Imbuing the history of southern culture with spiritual shape and direction, Wilson’s attunement to the force of Christian redemption courses through his writing. With insight that never shies from the burdens of southern history, Wilson finds goodness nurtured in response to evil in ways that make the South the heartland of a larger story of American redemption. With a writer’s gift for evoking the sensuality of southern culture—from mockingbirds and magnolias to enervating heat and physical cruelty—Wilson embraces the spiritual materialism of southern culture as something apart from the colder materialism of empirical investigation. Inquiry into the political and economic interests served by cultural Christianity rarely intrudes.
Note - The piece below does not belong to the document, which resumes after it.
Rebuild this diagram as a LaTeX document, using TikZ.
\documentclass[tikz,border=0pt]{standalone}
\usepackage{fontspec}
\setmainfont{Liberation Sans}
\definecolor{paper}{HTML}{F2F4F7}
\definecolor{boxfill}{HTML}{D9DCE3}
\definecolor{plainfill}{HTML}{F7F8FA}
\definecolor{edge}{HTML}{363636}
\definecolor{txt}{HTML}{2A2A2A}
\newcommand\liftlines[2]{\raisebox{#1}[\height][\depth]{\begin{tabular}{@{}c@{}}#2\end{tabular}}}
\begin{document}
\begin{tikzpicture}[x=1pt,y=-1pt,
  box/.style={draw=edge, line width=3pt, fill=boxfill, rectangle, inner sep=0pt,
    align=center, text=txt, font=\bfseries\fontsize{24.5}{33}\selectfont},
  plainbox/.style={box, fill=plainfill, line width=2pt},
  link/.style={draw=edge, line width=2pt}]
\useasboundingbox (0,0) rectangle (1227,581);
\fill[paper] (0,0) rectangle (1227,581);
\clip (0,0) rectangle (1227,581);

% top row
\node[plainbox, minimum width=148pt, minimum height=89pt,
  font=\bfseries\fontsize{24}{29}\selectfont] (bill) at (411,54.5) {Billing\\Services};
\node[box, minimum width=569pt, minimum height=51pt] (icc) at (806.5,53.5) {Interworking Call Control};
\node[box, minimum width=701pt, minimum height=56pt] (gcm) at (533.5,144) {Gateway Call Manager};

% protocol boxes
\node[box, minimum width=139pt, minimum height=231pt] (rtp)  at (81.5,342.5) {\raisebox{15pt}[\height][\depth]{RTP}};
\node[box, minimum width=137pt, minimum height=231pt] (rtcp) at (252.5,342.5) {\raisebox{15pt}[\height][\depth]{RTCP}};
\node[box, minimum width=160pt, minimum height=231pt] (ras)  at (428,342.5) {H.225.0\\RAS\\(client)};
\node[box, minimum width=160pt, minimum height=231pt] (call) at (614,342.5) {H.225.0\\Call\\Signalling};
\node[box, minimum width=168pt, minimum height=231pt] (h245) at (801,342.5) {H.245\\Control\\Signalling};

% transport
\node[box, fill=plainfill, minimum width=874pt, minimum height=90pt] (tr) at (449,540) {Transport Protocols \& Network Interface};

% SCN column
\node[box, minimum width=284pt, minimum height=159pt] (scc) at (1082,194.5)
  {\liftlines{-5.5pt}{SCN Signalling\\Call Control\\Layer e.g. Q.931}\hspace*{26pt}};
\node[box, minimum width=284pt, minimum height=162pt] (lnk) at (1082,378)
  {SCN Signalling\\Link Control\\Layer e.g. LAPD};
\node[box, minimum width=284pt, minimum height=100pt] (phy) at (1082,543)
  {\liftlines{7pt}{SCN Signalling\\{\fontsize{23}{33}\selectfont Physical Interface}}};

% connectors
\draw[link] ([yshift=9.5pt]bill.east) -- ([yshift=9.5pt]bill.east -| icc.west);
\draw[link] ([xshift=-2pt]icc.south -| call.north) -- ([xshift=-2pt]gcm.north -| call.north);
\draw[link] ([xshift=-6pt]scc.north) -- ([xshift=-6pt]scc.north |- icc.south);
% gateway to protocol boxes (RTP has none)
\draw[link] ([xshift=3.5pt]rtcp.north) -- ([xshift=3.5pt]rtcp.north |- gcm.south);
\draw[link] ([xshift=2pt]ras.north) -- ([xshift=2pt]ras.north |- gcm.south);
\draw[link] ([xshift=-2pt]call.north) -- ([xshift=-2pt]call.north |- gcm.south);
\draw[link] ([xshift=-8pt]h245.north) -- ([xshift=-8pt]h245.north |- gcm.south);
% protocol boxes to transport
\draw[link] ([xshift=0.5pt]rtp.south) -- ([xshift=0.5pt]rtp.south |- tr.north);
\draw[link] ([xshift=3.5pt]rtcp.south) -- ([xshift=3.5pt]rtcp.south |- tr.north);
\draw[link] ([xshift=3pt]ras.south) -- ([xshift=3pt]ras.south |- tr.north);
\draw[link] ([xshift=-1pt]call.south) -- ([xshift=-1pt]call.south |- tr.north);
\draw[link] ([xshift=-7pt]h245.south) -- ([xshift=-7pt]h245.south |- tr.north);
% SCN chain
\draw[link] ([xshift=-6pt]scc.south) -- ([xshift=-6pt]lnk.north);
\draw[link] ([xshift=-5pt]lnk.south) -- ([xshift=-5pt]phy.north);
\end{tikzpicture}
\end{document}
A concluding autobiographical essay rounds out the volume, making everything personal. Wilson describes his own path from the naiveté of childhood fundamentalism through intellectual freedom and academic achievement to Episcopalian devotion and marital reconciliation. The confessional self-offering, combined with the intellectual achievement these essays represent, would make any reviewer who called for a colder judgment of southern culture seem churlish. But there is a need for studies of southern culture that are not theologically driven, and Wilson’s work lays its own burden on historians who attempt to meet that need. The grace with which Wilson envelops southern culture has an insulating effect, leaving anyone interested in sharper scrutiny with a taint of Yankee vulgarity.